3 Things Water Safety Isn’t

Once you’re confident that your kids are water safe, you can breathe a sigh of relief. You’ve done your job. The swimming lessons are over. Teaching your kids to swim really paid off.

Don’t pour that margarita and lose yourself in a summer read just yet, though. When you understand what water safety means, it’s also important to have a good grasp of what it doesn’t mean.

3 Things Water Safety Doesn’t Mean

  • It doesn’t mean that you’ve removed all risk. Swimming, like the rest of life, will never be completely without risk. Water is a powerful element. Even water that doesn’t look overly rough can toss large adults around. Have fun but be careful.
  • It doesn’t mean being able to swim without adult supervision. No one, including an adult, should ever swim alone. One slip and a bump on the head on dry land is probably nothing more than a boo-boo.

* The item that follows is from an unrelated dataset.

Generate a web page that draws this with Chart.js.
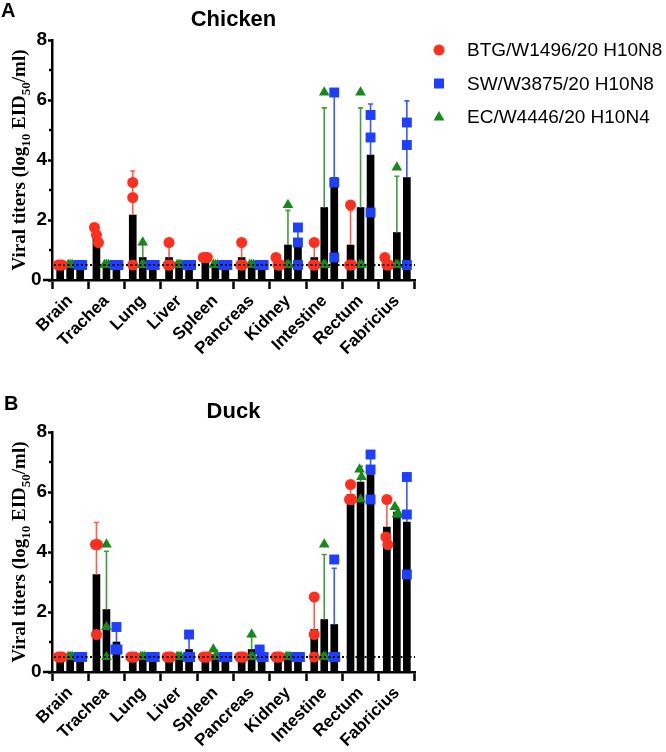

In the water, it could mean death.
  • It doesn’t mean being a competitive swimmer. Mastering the major strokes requires many hours of committed training. The number of hours to mastery being thrown around these days is 10,000. That’s five years of forty-hour work weeks. Not many swimmers have that much training under their trunks.

Mastery also requires a high level of motor development. Your child’s level of coordination in the water will look a lot like his coordination on land. Before you find yourself disappointed with his crawl, ask yourself how good he is at jumping rope.